Well, hopefully you’ve learned your lesson about lying to your wife; there certainly is a delicate balance between being encouraging/complimentary and being untruthful to the point that you each suffer.

Why not just tell your wife that some of the regular dinner dishes are getting old, and suggest that you try out some new meals together.  The key to success here is to be involved with planning the menus.  Take some time to sit down together and look through cookbooks or online, find some new things to try, make your menus and shopping lists (again, together), and try it all out.  If your wife usually does the cooking, offer to make some of the new meals yourself or at the very least to work on them together.  Some of the best meals we have are the ones The Donkey and I make together on a regular basis–we each have our jobs and enjoy cooking side-by-side (as soon as we finish bickering about whose turn it is to cut the gross stuff off the chicken breasts).

In the future, be more involved in planning the weekly menu; unless your wife really likes that particular pasta dish, just be sure to have other meal ideas to take its place.

That’s it for our suggestions… Any other ideas for getting what you want on the table?

(Do you need advice from The Donkey and The Wife?  Contact us and ask away)

  1. 4 Responses to “Marriage Advice: Convincing a Wife to Cook What You Like”

  2. I agree with the wife.

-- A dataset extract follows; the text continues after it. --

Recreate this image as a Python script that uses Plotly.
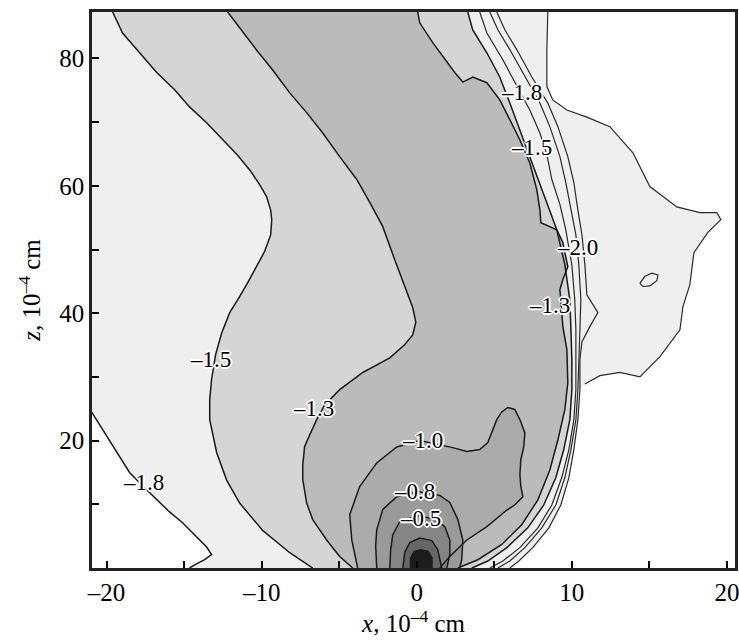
import plotly.graph_objects as go

# ---- axis extents (x, z in 1e-4 cm) ----
X_RANGE = [-20.94, 20.52]
Z_RANGE = [0.0, 87.3]

# ---- contour lines (x, z) ----
# left -1.8
M18L_X = [-20.97, -20.45, -19.81, -19.16, -18.52, -17.55, -16.77, -15.94, -15.10, -14.32, -13.55, -13.23, -13.68, -14.32, -14.65]
M18L_Z = [24.5, 22.5, 20.1, 17.4, 15.0, 12.6, 10.7, 8.8, 7.1, 5.2, 3.3, 2.1, 1.3, 0.5, 0.0]
# left -1.5
M15L_X = [-19.61, -18.97, -17.87, -16.77, -15.61, -14.65, -13.55, -12.52, -11.55, -10.77, -10.13, -9.68, -9.42, -9.35, -9.42, -9.81, -10.32, -10.90, -11.42, -12.06, -12.58, -12.97, -13.23, -13.35, -13.35, -12.90, -12.26, -11.42, -9.94, -8.19, -6.71]
M15L_Z = [87.3, 84.0, 80.9, 77.8, 75.1, 72.4, 69.9, 67.2, 64.8, 62.5, 60.2, 58.3, 56.2, 54.7, 52.3, 49.7, 47.3, 44.8, 42.6, 40.1, 36.9, 33.5, 29.6, 26.4, 23.3, 18.1, 13.8, 10.2, 5.9, 2.4, 0.0]
# left -1.3
M13L_X = [-12.19, -11.42, -10.32, -9.29, -8.19, -7.10, -6.06, -4.97, -3.87, -3.03, -2.19, -1.42, -0.65, -0.26, -0.06, -0.26, -0.77, -1.74, -3.48, -4.97, -5.94, -6.45, -6.90, -7.23, -7.35, -7.35, -7.10, -6.71, -5.81, -4.97, -4.13]
M13L_Z = [87.3, 84.8, 81.3, 78.2, 74.6, 71.5, 68.3, 64.6, 61.0, 57.4, 53.6, 48.4, 43.2, 40.9, 38.6, 36.6, 35.1, 33.0, 30.7, 28.0, 25.6, 23.3, 20.9, 19.1, 16.2, 13.9, 10.2, 7.6, 4.4, 1.8, 0.0]
# right -1.3
M13R_X = [0.06, 0.19, 1.03, 1.94, 2.45, 2.97, 3.61, 4.52, 5.35, 6.00, 6.65, 7.29, 7.74, 7.94, 8.00, 9.03, 9.42, 9.74, 9.42, 9.23, 9.35, 9.42, 9.68, 9.74, 9.55, 9.10, 8.58, 7.81, 6.77, 5.48, 3.94, 2.65]
M13R_Z = [87.3, 85.6, 82.5, 79.5, 77.8, 76.3, 77.1, 76.2, 73.5, 70.4, 67.2, 63.6, 59.4, 56.2, 54.2, 53.1, 51.1, 47.3, 45.3, 43.7, 40.6, 37.9, 34.3, 29.1, 24.9, 20.1, 15.4, 10.7, 6.8, 3.7, 1.3, 0.0]
# right -1.5
M15R_X = [3.29, 3.61, 4.52, 5.35, 6.00, 6.65, 7.29, 7.94, 8.45, 9.03, 9.55, 9.87, 9.94, 10.00, 10.00, 9.87, 9.48, 8.97, 8.19, 7.16, 5.81, 4.58, 3.55]
M15R_Z = [87.3, 84.5, 80.9, 77.1, 73.0, 68.8, 64.6, 60.3, 57.1, 53.1, 47.6, 42.1, 37.4, 32.7, 28.0, 23.3, 18.6, 14.2, 9.9, 6.3, 3.2, 1.1, 0.0]
# right -1.8
M18R_X = [4.06, 4.52, 5.55, 6.45, 7.29, 7.94, 8.39, 8.71, 9.23, 9.61, 10.00, 10.19, 10.26, 10.26, 10.26, 10.13, 9.81, 9.35, 8.71, 7.81, 6.65, 5.55, 4.71]
M18R_Z = [87.3, 84.0, 79.8, 75.6, 71.9, 68.3, 64.9, 61.0, 57.1, 53.1, 47.6, 42.1, 37.4, 32.7, 28.0, 23.3, 18.6, 14.2, 9.9, 6.3, 3.2, 1.1, 0.0]
# right -2.0
M20R_X = [4.71, 5.23, 6.00, 6.97, 7.94, 8.58, 9.23, 9.61, 9.94, 10.26, 10.45, 10.58, 10.52, 10.45, 10.39, 10.26, 9.94, 9.55, 8.97, 8.06, 6.97, 6.00, 5.23]
M20R_Z = [87.3, 84.5, 81.4, 77.1, 73.0, 69.3, 64.6, 60.5, 56.2, 52.3, 47.6, 42.1, 37.4, 32.7, 28.0, 23.3, 18.6, 14.2, 9.9, 6.3, 3.2, 1.1, 0.0]
# outermost bundle line
M23R_X = [5.16, 5.68, 6.45, 7.42, 8.45, 9.10, 9.74, 10.13, 10.39, 10.65, 10.84, 10.97, 11.68, 11.16, 10.65, 10.52, 10.52, 10.39, 10.13, 9.81, 9.29, 8.52, 7.48, 6.58, 6.00]
M23R_Z = [87.3, 84.5, 81.4, 77.1, 73.0, 69.3, 64.6, 60.5, 56.2, 52.3, 47.6, 42.9, 40.1, 37.9, 35.5, 32.7, 28.0, 23.3, 18.6, 14.2, 9.9, 6.3, 3.2, 1.1, 0.0]
# outer boundary of the light area on the right
OUT_X = [8.45, 8.39, 8.39, 8.77, 9.68, 10.97, 12.45, 13.94, 15.03, 16.77, 18.26, 19.35, 19.61, 18.77, 17.87, 17.61, 17.16, 16.97, 15.68, 14.39, 13.10, 11.81, 10.84]
OUT_Z = [87.3, 81.4, 75.6, 73.5, 71.9, 70.8, 69.3, 65.2, 59.9, 56.7, 55.8, 55.8, 54.7, 52.7, 49.5, 44.5, 41.0, 37.4, 33.2, 30.0, 30.7, 30.2, 28.9]
# small closed loop
ISL_X = [14.39, 14.71, 15.16, 15.55, 15.48, 15.03, 14.58, 14.39]
ISL_Z = [44.7, 45.8, 46.3, 46.0, 45.1, 44.3, 44.2, 44.7]
# inner contours around the source
M10_X = [-3.81, -4.19, -4.32, -3.68, -2.58, -1.29, 0.19, 1.48, 2.32, 3.23, 4.06, 4.58, 4.90, 5.16, 5.48, 5.87, 6.32, 6.65, 6.97, 6.90, 6.71, 6.65, 6.71, 6.84, 6.32, 5.81, 4.52, 3.23, 2.13, 1.48]
M10_Z = [0.0, 4.4, 8.4, 12.8, 16.5, 19.0, 20.0, 19.4, 18.9, 18.3, 18.6, 19.7, 21.7, 23.3, 24.5, 25.2, 24.9, 23.3, 21.2, 19.0, 17.0, 14.6, 12.8, 11.2, 9.9, 9.1, 6.5, 4.4, 1.8, 0.0]
M08_X = [-2.58, -2.65, -2.58, -2.19, -1.29, 0.06, 1.48, 2.13, 2.65, 2.97, 2.90, 2.77]
M08_Z = [0.0, 3.5, 6.0, 9.2, 11.2, 12.0, 11.4, 10.3, 7.6, 4.4, 1.3, 0.0]
M05_X = [-1.74, -1.68, -1.55, -1.10, 0.06, 1.16, 1.81, 2.13, 2.13, 1.94]
M05_Z = [0.0, 2.9, 5.2, 7.3, 8.2, 7.7, 6.5, 4.4, 2.1, 0.0]
M03_X = [-0.90, -0.77, -0.45, 0.19, 0.97, 1.35, 1.61]
M03_Z = [0.0, 2.5, 4.0, 4.7, 4.3, 2.9, 0.0]
CORE_X = [-0.45, -0.45, -0.19, 0.26, 0.77, 1.03, 1.03]
CORE_Z = [0.0, 1.6, 2.7, 3.0, 2.7, 1.6, 0.0]

# ---- contour labels ----
LABEL_TEXT = ["–1.8", "–1.5", "–2.0", "–1.3", "–1.5", "–1.3", "–1.0", "–0.8", "–0.5", "–1.8"]
LABEL_X = [6.77, 7.42, 10.39, 8.58, -13.29, -6.65, 0.39, -0.13, 0.26, -17.6]
LABEL_Z = [74.6, 66.0, 50.4, 41.2, 32.7, 25.0, 20.0, 12.0, 7.7, 13.5]

# ---- tick labels ----
X_TICKS = [-20, -10, 0, 10, 20]
X_TICKTEXT = ["–20", "–10", "0", "10", "20"]
X_MINOR = [-15, -5, 5, 15]
Z_TICKS = [20, 40, 60, 80]
Z_MINOR = [10, 30, 50, 70]

SERIF = "Liberation Serif"

fig = go.Figure()


def poly(xs, zs, color):
    fig.add_trace(go.Scatter(x=xs, y=zs, mode="lines", fill="toself", fillcolor=color,
                             line=dict(width=0), hoverinfo="skip", showlegend=False))


def line(xs, zs, w=1.3, color="#1a1a1a"):
    fig.add_trace(go.Scatter(x=xs, y=zs, mode="lines", line=dict(color=color, width=w),
                             hoverinfo="skip", showlegend=False))


# light region (everything above the outermost levels)
o_low = [(x, z) for x, z in zip(M23R_X, M23R_Z) if z < 28.5]
light_x = [X_RANGE[0] - 0.2] + OUT_X + [p[0] for p in o_low] + M18L_X[::-1] + [X_RANGE[0] - 0.2, X_RANGE[0] - 0.2]
light_z = [Z_RANGE[1]] + OUT_Z + [p[1] for p in o_low] + M18L_Z[::-1] + [M18L_Z[0], Z_RANGE[1]]
poly(light_x, light_z, "#efefef")
# inside -1.5
poly(M15L_X + M15R_X[::-1], M15L_Z + M15R_Z[::-1], "#d5d5d5")
# inside -1.3
poly(M13L_X + M13R_X[::-1], M13L_Z + M13R_Z[::-1], "#bbbbbb")
# inside -1.0, -0.8, -0.5, inner ring, core
poly(M10_X, M10_Z, "#ababab")
poly(M08_X, M08_Z, "#9a9a9a")
poly(M05_X, M05_Z, "#858585")
poly(M03_X, M03_Z, "#666666")
poly(CORE_X, CORE_Z, "#1c1c1c")

# contour lines
for xs, zs in [(M18L_X, M18L_Z), (M15L_X, M15L_Z), (M13L_X, M13L_Z), (M13R_X, M13R_Z),
               (M15R_X, M15R_Z), (M10_X, M10_Z), (M08_X, M08_Z), (M05_X, M05_Z),
               (M03_X, M03_Z)]:
    line(xs, zs, 1.5)
for xs, zs in [(M18R_X, M18R_Z), (M20R_X, M20R_Z), (M23R_X, M23R_Z), (OUT_X, OUT_Z),
               (ISL_X, ISL_Z)]:
    line(xs, zs, 1.2, "#2a2a2a")

halo = ("1px 1px 0 white, -1px -1px 0 white, 1px -1px 0 white, -1px 1px 0 white, "
        "2px 0 0 white, -2px 0 0 white, 0 2px 0 white, 0 -2px 0 white")
for t, x, z in zip(LABEL_TEXT, LABEL_X, LABEL_Z):
    fig.add_annotation(x=x, y=z, text=t, showarrow=False,
                       font=dict(family=SERIF, size=23, color="black", shadow=halo))

fig.update_layout(
    width=739, height=644,
    margin=dict(l=92, r=4, t=12, b=76),
    plot_bgcolor="white", paper_bgcolor="white",
    font=dict(family=SERIF, size=25, color="black"),
    xaxis=dict(range=X_RANGE, tickvals=X_TICKS, ticktext=X_TICKTEXT, ticks="inside",
               ticklen=7, tickwidth=1.5, tickcolor="black", automargin=False,
               ticklabeloverflow="allow",
               minor=dict(tickvals=X_MINOR, ticks="inside", ticklen=7, tickwidth=1.5, tickcolor="black"),
               showline=True, linewidth=2.5, linecolor="#222", mirror=True,
               showgrid=False, zeroline=False,
               tickfont=dict(family=SERIF, size=25, color="black"),
               title=dict(text="<i>x</i>, 10<sup>–4</sup> cm",
                          font=dict(family=SERIF, size=25, color="black"), standoff=4)),
    yaxis=dict(range=Z_RANGE, tickvals=Z_TICKS, ticks="inside",
               ticklen=7, tickwidth=1.5, tickcolor="black", automargin=False,
               ticklabeloverflow="allow",
               minor=dict(tickvals=Z_MINOR, ticks="inside", ticklen=7, tickwidth=1.5, tickcolor="black"),
               showline=True, linewidth=2.5, linecolor="#222", mirror=True,
               showgrid=False, zeroline=False,
               tickfont=dict(family=SERIF, size=25, color="black"),
               title=dict(text="<i>z</i>, 10<sup>–4</sup> cm",
                          font=dict(family=SERIF, size=25, color="black"), standoff=12)),
)

fig.write_html("out.html", config={"displayModeBar": False},
               post_script="document.body.style.margin='0';document.body.style.overflow='hidden';")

You should both have an active part in the menu AND in the preparation of your meals. If the Donkey doesn’t want to do that, he can’t complain…or sabotage.

    Sooo, what’s going on with the names?

    P.S. Love reading your blog, just wish you’d post more often

    By Employee No. 3699 on Jul 30, 2008

  3. Here’s a new thought (not), tell her the truth.

    By Carol on Jul 30, 2008

  4. Neither. I’m a fan of the good old fashioned honest truth. If the husband isn’t grown up enough to express to his wife that he really loved the effort, but not the meal, then he can just suck it up and keep on eating it until he grows a pair and can tell the truth about it.

    And if the wife gets all bent out of shape when she’s told the truth (as long as it was not mean-spirited) then she needs to grow up too and don’t be surprised when her husband stops telling her the truth just to spare himself the drama of her reactions to it.

    By Shannon on Jul 30, 2008

  5. I think, Honesty and communication is so important. Marriage takes work. You have to give a little and so does the other person. Little things make life grand. Never go to bed angry, always try to compromise.